Quelles sont les erreurs les plus fréquentes que vous observez et comment peut-on les éviter?
De nombreuses entreprises perdent la foi dans l’utilité après les premiers revers. Mais l’échec est un élément indissociable et devrait être considéré comme la voie menant au succès. Un autre problème: dans les PME, les ressources pour les projets basés sur les données sont plutôt justes, et sont retirées si l’activité opérationnelle l’exige. C’est ainsi que le projet se retrouve sur une voie de garage tôt ou tard. Dans de tels cas, il peut être judicieux en particulier pour les PME de se regrouper avec d’autres PME, par exemple, ou d’engager un partenariat.
Quelles sont les méthodes d’analyse appropriées pour quelles entreprises?
Cela dépend de l’entreprise en question et du cas d’application. Cependant, un set de méthodes éprouvé englobe la segmentation, la formation de groupes sur la base de caractéristiques données. Ensuite, il y a la classification, qui affecte de nouveaux enregistrements dans des classes existantes. Des régressions sont également courantes, donc la prévision de valeurs. Celles-ci requièrent des données provenant du passé pour pronostiquer les valeurs dans le futur. En outre, des analyses de valeurs aberrantes peuvent être intéressantes: l’analyse de comportements inhabituels.

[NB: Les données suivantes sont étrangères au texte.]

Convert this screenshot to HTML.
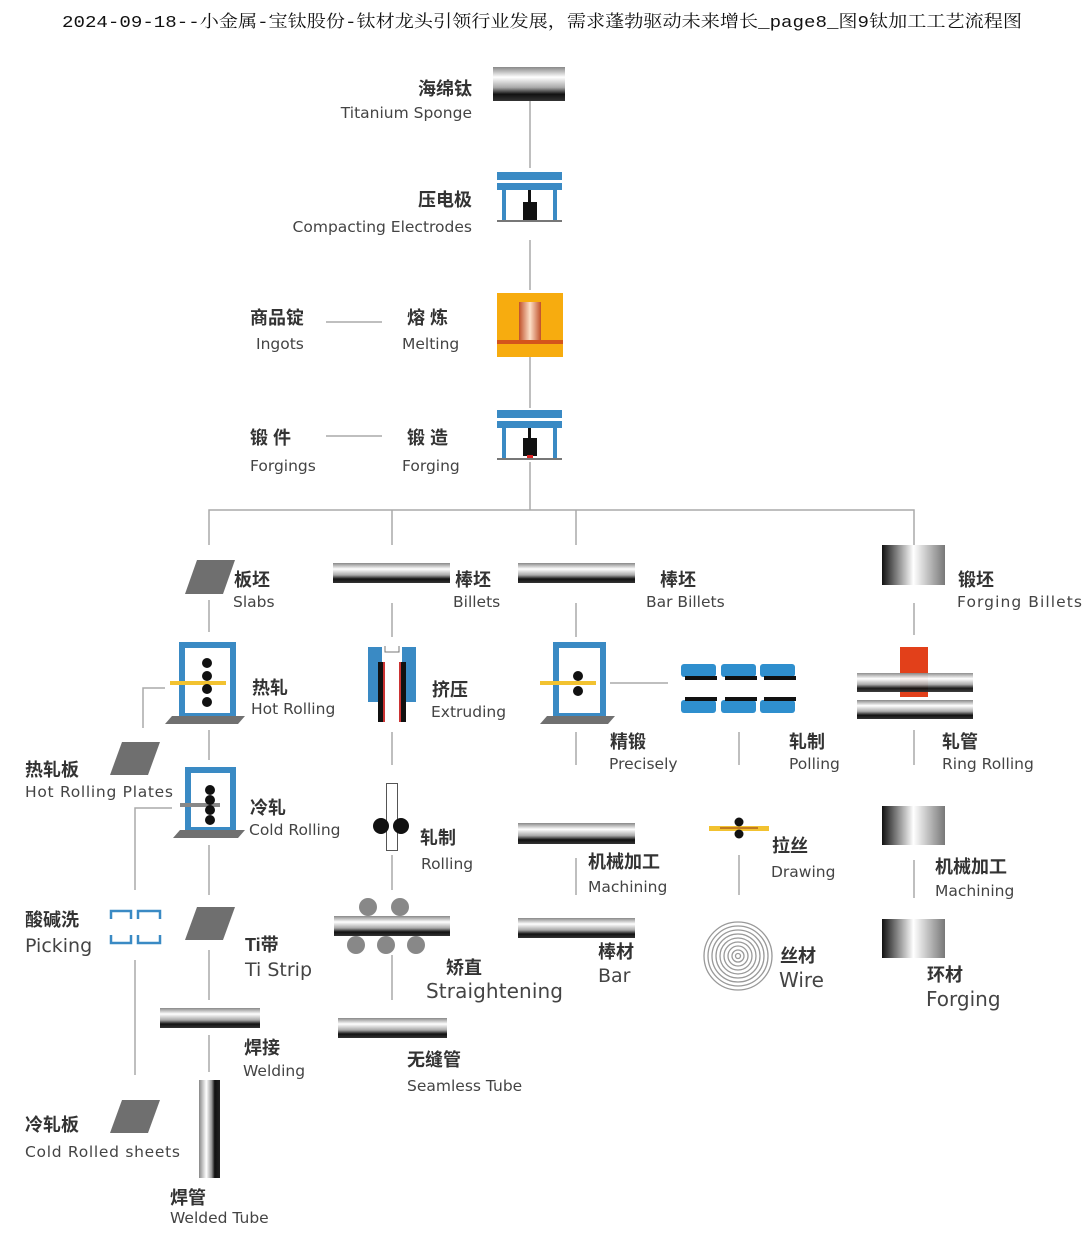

Jürg Meierhofer a obtenu un doctorat en électrotechnique à l’ETH Zurich et est titulaire d’un Executive MBA de l’Université de Fribourg. Il est professeur et chercheur à la Haute école zurichoise de sciences appliquées ZHAW à Winterthour. Smart Service Engineering, Industrie 4.0 et Service Innovation font partie de ses axes principaux de recherche. Un grand nombre de ses projets de recherche ont été réalisés en collaboration avec des entreprises suisses.